## REQUEST
Omit all images, then repeat exactly the lines below from the one containing "Write the React, TypeScript" through the one containing "XAxis, YAxis, CartesianGrid", both ends included.

## DATA LINES
++++

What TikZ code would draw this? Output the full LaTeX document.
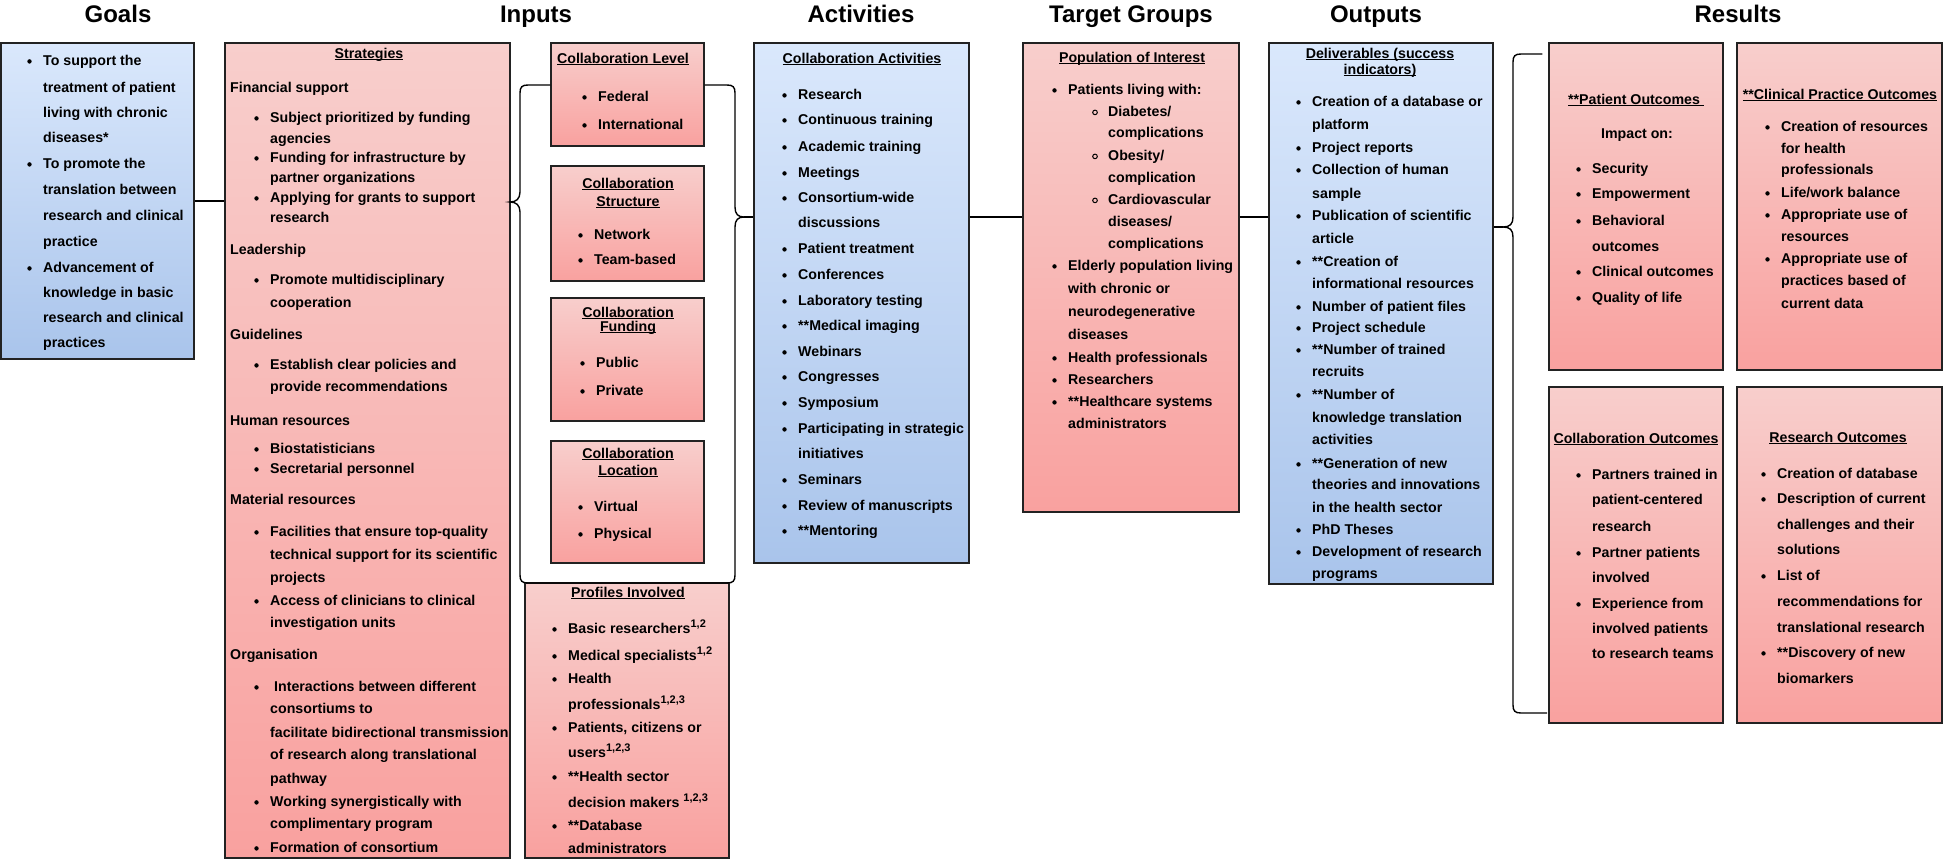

++++

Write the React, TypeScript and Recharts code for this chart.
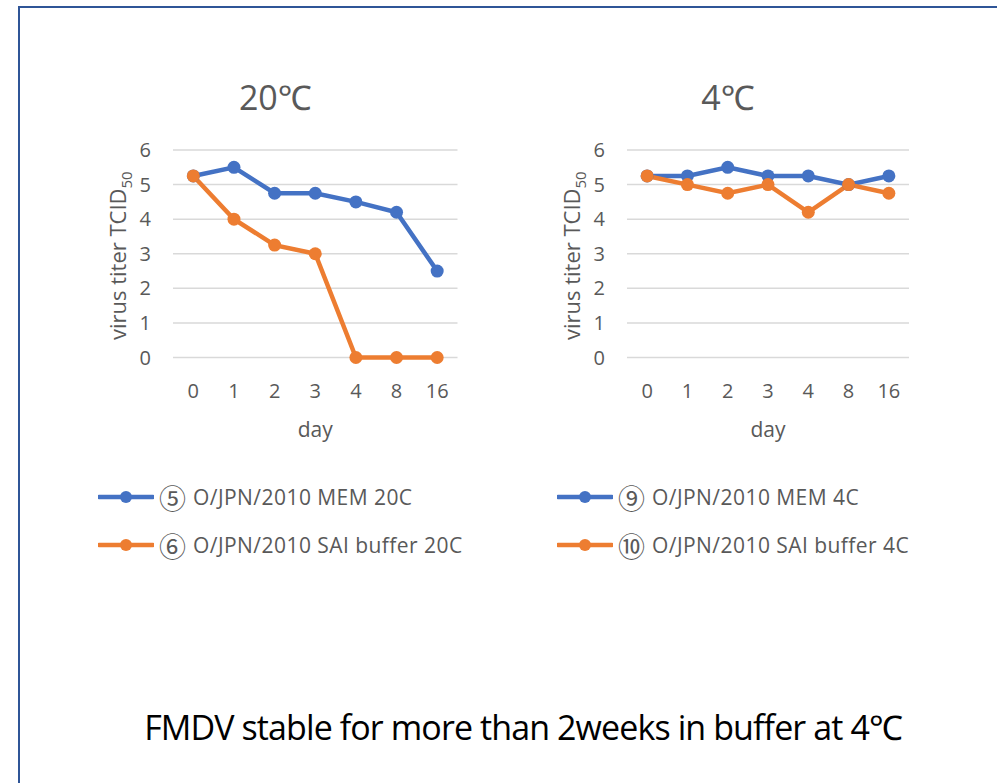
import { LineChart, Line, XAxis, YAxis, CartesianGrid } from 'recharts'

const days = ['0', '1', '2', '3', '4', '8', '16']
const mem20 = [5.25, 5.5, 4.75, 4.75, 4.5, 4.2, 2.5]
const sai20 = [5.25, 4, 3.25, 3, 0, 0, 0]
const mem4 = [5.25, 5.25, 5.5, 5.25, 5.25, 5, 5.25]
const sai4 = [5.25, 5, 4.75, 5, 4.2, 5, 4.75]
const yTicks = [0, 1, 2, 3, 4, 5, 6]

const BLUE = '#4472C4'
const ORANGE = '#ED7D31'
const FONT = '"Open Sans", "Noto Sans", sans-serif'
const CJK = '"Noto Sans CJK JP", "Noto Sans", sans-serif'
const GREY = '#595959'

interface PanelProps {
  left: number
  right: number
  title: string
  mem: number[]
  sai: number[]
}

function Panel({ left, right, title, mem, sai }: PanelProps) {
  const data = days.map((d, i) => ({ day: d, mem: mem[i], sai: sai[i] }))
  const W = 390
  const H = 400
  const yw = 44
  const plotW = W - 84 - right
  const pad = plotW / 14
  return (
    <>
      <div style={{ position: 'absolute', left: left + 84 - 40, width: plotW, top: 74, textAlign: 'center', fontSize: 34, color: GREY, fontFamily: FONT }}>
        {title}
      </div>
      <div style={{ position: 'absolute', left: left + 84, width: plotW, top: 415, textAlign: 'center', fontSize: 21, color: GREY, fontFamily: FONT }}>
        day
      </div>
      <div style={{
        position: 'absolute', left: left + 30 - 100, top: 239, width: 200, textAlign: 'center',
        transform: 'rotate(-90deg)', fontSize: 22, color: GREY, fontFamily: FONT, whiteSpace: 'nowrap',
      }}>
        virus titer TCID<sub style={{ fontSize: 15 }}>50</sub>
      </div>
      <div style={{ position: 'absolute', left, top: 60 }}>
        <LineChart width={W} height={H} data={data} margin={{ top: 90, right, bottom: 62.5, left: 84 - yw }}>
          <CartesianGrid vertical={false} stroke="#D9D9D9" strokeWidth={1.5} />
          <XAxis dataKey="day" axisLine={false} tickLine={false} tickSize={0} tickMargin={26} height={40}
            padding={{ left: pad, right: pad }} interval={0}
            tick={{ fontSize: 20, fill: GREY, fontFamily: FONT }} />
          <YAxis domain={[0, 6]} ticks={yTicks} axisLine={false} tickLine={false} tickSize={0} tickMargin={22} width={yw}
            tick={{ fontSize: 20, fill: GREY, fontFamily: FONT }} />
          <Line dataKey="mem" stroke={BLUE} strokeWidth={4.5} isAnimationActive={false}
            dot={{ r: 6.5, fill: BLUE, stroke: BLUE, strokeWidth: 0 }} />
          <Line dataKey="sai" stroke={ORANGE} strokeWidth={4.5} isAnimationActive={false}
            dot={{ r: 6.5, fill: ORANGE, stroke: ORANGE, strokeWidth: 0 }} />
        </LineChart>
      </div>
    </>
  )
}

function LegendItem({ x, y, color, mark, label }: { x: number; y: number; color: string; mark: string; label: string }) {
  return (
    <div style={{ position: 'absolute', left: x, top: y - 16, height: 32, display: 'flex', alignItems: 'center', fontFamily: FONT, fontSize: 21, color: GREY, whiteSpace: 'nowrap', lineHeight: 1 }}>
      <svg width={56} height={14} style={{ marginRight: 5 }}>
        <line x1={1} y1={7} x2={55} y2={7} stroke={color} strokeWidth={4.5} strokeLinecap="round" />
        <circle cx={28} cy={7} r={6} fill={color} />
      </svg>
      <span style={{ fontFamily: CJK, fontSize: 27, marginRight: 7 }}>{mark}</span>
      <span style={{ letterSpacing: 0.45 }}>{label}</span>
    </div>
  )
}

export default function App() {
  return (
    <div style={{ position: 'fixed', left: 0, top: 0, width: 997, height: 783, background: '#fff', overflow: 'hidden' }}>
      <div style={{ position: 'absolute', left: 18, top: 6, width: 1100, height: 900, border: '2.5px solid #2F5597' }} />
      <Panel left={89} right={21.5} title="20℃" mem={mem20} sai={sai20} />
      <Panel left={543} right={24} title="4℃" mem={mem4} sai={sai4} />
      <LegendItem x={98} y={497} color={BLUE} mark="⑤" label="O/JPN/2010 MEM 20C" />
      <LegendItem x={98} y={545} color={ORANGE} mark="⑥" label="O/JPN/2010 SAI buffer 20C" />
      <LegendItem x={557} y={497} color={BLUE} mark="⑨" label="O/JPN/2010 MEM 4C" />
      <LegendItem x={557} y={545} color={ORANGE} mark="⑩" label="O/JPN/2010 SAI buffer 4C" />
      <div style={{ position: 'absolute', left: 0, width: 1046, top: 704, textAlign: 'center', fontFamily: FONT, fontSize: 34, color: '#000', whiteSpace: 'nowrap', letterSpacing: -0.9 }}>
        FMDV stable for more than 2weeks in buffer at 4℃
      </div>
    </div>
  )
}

++++

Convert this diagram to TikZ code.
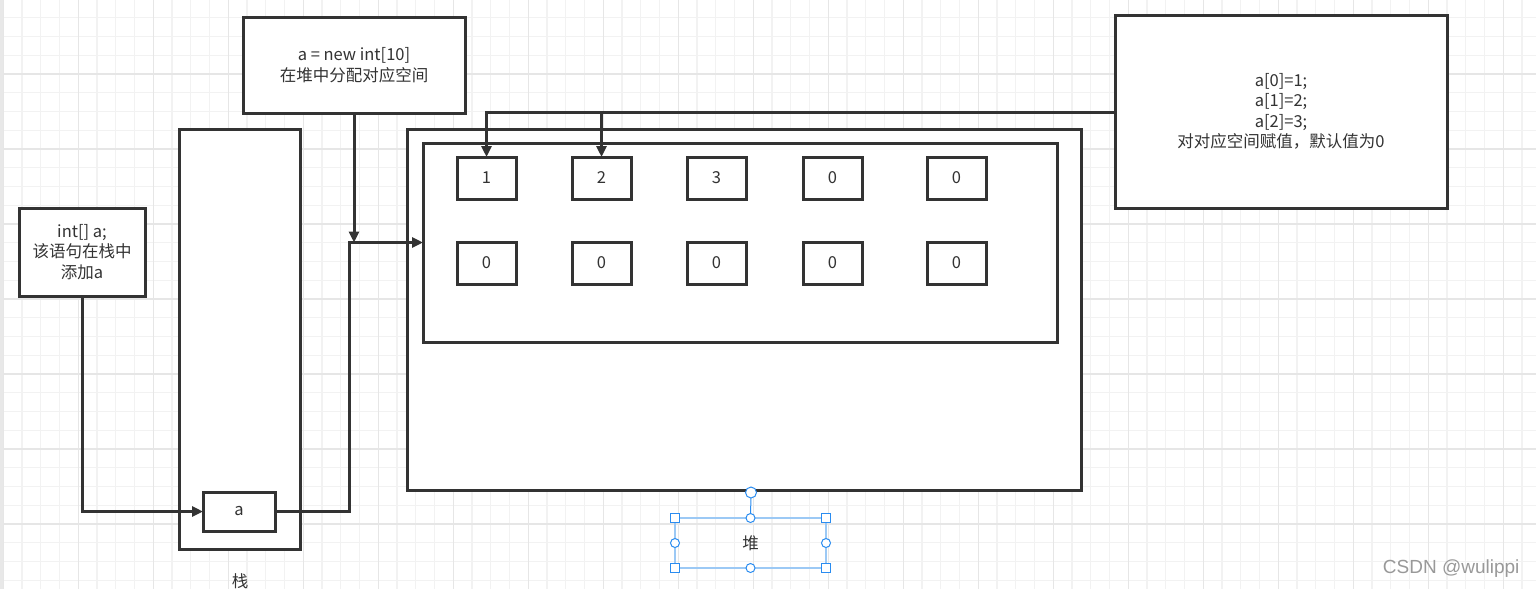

++++

## FULL ANSWER
Write the React, TypeScript and Recharts code for this chart.
import { LineChart, Line, XAxis, YAxis, CartesianGrid } from 'recharts'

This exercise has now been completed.